We were grinning from ear to ear as we embarked on our hike. Scott reckoned that it would take us three or four hours to reach our destination. That would give us plenty of time to explore the area before retiring for the night. We were all smiles as we took our first steps down the trail. It didn’t seem to be difficult at all. We began to believe that we would hardly break a sweat achieving our goal.

Before long the asphalt pavement gave way to a more rugged pathway filled with sharp edged rocks and boulders that required us to increase our strides. The gentle slopes became steep and before long I found myself huffing and puffing. I could feel the pounding of my heart inside my ears and I suddenly wondered if I was up to this challenge. Unwilling to admit my concerns to anyone I just kept moving forward one step at a time.

Eventually the trail became so rugged that I had to play mind games to keep moving forward. I would see a log or a rock up ahead and tell myself that I had to proceed until I reached that small goal and only then would I be able to rest for a time. Over and over again I maintained my motivation by starting and stopping, pretending to need a swig of water or a bite of one of my granola bars. The hours ticked by and I feared that I was no closer to my goal. My children and grandchildren had grown weary of lagging behind and were long gone. Only Mike was walking steadily behind me to reassure me that I was not going to pass out alone on the mountain.

Along the way I encountered other hikers who were in worse condition than I was. I pretended to be strong as I sauntered past them and smiled when I heard them note that I appeared to be a very experienced backpacker. I only collapsed when I was out of view, usually pretending to be so taken by the lovely scenery that I had to linger for a time. The truth was that I was running out of steam and saw no end in sight. I didn’t want to disappoint my family or myself.

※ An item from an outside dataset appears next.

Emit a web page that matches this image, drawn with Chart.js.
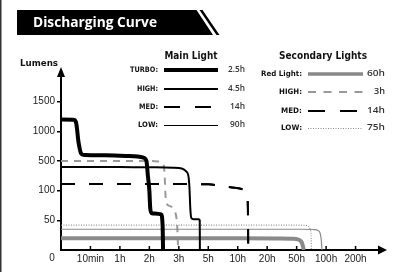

I decided that I had to muster my determination even if it killed me and that was indeed a possibility.

Just when I thought that I was unable to take another step my two eldest grandsons appeared. They had already reached the end of the trail and had set up camp. They encouraged me by insisting that I was almost there. One of them went to help Mike carry some of the load and the other took my backpack and hoisted it over his shoulders. I felt that angels from heaven had descended to aid me in my hour of need.

We walked along talking about a variety of topics most of which were rather deep. I suppose that mountainous environs are cause for reflection and we certainly had time to discuss the state of the world. The good company and conversation made the time and the effort seem less brutal and before I knew it we were rounding a switchback that led into our campsite for the night. I wanted to kiss the ground but I maintained my composure as though I had only completed a little walk that hardly caused me to strain.

It was lovely up there, more so because I was at the top of the world with all of my children and grandchildren. We had brought a whole lot of love and laughter to that place. I was proud that I had made it. I was happy to realize just how wonderful my life really was. I celebrated and rejoiced and slept like a baby even though the rangers had warned us that there were bears in the area.

The next day as I descended I passed people coming up the trail who marveled when they learned that I had spent a night on the mountain. They complained that the trail was far more difficult to navigate than they had been led to believe. I proudly insisted that if I could make it so could they. I was admittedly quite full of myself at that moment. Going down was far easier that coming up had been. I fairly flew to the parking lot where our cars waited to take us back to the luxury of our cabin.

I knew then that my rugged camping days were over. I had grown soft and old. I no longer had the desire or need to prove my mettle. I would leave that to the youngsters. Still I am so glad that I made that kind of trip one last time. I did it!